REQUIREMENTS
Write out, word for word, every line from the first one through the line that holds "plt.rcParams['axes.unicode_minus'] = False", and nothing else; skip the pictures.

MATERIAL PROVIDED
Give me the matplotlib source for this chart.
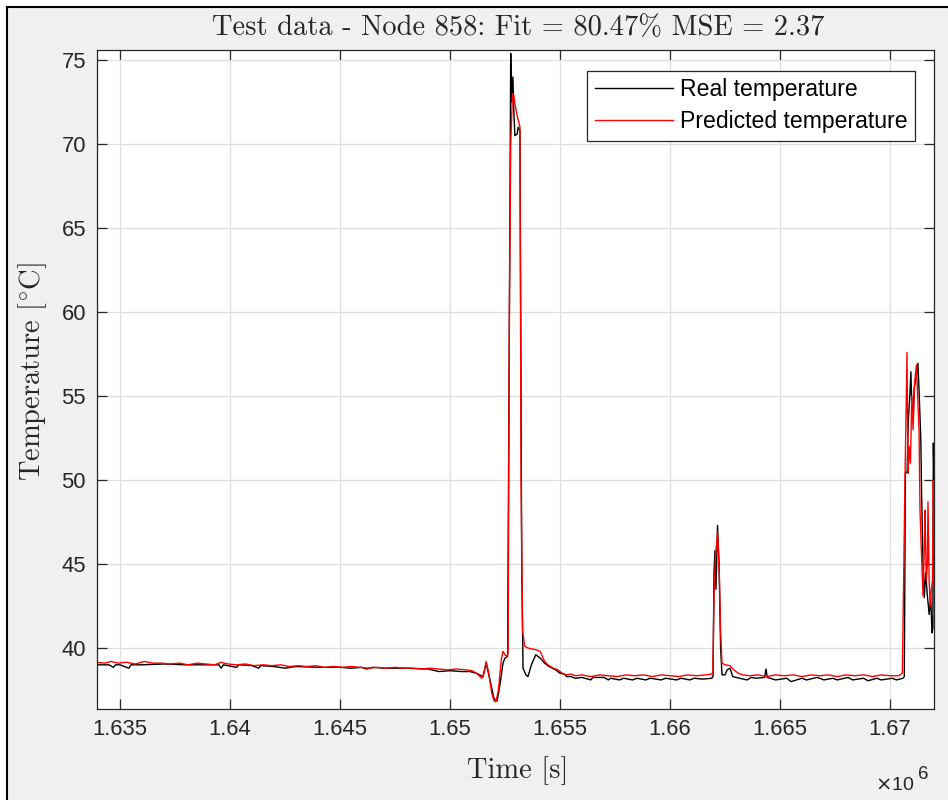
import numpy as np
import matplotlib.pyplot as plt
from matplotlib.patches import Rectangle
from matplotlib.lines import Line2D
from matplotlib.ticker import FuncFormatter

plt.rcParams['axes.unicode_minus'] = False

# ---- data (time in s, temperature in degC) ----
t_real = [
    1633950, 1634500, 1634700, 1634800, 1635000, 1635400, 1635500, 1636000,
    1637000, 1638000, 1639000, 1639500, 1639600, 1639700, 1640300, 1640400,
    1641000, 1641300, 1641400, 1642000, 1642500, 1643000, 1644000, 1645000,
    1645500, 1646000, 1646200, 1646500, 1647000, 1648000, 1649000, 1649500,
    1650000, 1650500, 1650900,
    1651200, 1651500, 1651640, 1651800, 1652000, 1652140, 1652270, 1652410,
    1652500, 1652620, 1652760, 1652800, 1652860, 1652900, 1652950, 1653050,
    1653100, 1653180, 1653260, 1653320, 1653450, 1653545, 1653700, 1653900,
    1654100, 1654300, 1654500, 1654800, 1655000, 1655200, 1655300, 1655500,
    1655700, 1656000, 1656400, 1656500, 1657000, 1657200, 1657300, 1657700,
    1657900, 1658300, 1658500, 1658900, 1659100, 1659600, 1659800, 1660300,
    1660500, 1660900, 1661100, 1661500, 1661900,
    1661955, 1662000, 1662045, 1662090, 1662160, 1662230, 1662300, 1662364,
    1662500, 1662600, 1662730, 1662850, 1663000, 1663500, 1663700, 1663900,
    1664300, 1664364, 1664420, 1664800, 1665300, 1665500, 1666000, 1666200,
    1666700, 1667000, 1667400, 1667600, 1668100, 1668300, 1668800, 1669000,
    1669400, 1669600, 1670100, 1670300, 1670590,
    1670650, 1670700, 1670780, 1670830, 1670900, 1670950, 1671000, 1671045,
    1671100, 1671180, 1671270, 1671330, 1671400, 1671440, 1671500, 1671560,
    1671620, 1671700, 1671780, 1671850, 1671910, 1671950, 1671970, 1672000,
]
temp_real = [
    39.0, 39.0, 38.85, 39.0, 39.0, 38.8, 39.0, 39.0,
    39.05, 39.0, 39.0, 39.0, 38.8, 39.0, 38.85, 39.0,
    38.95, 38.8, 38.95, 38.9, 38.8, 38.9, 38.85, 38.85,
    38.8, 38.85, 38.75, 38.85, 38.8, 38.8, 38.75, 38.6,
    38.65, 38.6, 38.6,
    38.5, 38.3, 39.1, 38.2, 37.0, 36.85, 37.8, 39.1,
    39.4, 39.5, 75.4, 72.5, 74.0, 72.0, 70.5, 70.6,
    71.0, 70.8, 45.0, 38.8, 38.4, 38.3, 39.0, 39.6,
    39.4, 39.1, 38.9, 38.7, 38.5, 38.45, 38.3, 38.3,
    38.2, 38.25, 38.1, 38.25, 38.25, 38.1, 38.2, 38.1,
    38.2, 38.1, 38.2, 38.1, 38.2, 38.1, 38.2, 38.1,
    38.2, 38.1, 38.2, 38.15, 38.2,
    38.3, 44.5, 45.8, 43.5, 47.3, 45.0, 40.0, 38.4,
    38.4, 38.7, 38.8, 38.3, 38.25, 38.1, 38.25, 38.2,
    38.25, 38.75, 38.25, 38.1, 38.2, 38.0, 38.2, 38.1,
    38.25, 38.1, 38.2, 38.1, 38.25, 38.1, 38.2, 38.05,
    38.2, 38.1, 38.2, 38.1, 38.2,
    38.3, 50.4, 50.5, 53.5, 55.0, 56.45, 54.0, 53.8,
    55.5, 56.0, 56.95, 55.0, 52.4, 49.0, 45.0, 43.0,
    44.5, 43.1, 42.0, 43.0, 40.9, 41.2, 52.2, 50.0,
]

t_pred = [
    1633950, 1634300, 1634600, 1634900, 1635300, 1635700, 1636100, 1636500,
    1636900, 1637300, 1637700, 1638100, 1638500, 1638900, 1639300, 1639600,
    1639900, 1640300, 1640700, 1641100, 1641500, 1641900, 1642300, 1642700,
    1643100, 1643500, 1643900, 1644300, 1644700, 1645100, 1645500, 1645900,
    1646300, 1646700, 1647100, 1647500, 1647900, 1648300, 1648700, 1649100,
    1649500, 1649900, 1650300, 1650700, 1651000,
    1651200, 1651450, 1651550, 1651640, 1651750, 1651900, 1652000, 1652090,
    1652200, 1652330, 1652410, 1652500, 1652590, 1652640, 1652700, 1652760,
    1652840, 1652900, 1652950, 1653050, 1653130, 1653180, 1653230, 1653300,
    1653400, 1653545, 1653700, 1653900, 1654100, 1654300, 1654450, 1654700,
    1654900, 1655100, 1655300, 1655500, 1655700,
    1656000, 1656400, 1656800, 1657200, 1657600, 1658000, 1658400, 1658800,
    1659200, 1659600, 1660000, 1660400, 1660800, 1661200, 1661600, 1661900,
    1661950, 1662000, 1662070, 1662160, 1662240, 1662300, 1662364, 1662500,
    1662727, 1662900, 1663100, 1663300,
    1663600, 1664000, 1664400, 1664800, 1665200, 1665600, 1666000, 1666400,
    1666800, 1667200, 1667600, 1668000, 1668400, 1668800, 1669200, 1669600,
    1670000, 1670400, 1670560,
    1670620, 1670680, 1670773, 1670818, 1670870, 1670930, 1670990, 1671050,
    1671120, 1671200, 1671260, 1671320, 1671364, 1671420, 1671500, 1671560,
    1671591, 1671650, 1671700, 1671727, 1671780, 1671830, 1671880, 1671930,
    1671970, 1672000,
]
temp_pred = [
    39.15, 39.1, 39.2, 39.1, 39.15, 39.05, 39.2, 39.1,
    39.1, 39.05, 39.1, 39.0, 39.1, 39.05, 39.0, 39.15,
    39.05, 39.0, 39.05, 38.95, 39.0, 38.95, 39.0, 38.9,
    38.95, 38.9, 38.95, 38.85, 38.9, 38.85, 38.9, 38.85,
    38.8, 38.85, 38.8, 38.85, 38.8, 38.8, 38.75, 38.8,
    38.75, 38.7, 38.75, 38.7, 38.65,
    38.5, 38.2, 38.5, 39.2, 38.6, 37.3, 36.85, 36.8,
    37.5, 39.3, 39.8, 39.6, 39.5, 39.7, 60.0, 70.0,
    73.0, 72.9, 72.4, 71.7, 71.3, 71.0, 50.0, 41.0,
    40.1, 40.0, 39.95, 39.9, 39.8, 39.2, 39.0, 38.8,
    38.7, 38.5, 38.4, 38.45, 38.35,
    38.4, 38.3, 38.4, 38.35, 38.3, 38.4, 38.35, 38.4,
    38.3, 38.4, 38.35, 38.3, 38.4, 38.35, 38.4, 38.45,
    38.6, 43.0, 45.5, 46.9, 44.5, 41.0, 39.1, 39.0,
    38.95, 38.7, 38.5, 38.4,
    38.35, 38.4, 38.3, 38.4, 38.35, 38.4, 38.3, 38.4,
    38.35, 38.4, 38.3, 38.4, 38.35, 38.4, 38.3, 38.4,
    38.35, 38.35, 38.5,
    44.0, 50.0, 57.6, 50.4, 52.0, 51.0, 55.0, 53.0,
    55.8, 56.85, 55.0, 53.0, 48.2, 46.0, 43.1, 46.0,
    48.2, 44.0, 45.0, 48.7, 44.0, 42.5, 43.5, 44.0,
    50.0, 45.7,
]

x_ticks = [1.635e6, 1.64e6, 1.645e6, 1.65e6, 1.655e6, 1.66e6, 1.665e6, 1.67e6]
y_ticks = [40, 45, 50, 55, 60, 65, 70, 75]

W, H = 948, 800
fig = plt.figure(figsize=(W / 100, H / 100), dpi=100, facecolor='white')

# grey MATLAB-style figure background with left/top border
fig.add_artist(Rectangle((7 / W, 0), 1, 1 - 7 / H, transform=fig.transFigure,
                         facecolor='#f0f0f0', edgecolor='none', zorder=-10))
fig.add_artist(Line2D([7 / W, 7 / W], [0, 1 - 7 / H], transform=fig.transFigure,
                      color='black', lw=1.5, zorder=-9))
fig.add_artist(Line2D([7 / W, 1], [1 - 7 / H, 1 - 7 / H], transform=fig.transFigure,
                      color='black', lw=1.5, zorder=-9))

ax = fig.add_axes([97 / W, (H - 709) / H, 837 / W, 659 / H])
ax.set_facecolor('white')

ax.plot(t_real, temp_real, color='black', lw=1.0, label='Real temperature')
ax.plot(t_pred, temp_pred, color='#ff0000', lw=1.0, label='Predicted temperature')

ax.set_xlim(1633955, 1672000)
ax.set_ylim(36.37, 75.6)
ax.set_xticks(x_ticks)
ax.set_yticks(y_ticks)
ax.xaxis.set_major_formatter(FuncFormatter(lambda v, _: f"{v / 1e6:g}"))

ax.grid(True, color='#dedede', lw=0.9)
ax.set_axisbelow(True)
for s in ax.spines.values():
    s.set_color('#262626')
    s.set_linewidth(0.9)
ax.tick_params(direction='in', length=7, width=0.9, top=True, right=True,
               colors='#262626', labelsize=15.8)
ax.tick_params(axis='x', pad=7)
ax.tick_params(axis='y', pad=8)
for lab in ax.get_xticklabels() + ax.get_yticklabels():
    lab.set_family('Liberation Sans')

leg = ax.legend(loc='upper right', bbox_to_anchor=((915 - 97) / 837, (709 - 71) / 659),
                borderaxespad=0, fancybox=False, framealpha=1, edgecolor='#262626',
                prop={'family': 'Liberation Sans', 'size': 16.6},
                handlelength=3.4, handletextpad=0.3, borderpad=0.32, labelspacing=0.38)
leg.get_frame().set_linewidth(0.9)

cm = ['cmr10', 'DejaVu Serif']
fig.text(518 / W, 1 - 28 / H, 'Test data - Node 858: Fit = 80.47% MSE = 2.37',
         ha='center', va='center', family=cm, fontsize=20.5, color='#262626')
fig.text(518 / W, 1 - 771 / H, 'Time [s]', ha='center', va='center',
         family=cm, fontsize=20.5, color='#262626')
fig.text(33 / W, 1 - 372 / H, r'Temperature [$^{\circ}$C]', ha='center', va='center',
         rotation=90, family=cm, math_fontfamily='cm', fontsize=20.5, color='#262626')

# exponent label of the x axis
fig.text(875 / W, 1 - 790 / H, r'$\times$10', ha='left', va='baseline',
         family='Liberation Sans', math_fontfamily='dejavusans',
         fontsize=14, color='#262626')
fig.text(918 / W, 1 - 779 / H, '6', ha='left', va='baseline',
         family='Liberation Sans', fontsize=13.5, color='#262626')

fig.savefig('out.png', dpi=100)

SOLUTION TO THE EXERCISE
Give me the matplotlib source for this chart.
import numpy as np
import matplotlib.pyplot as plt
from matplotlib.patches import Rectangle
from matplotlib.lines import Line2D
from matplotlib.ticker import FuncFormatter

plt.rcParams['axes.unicode_minus'] = False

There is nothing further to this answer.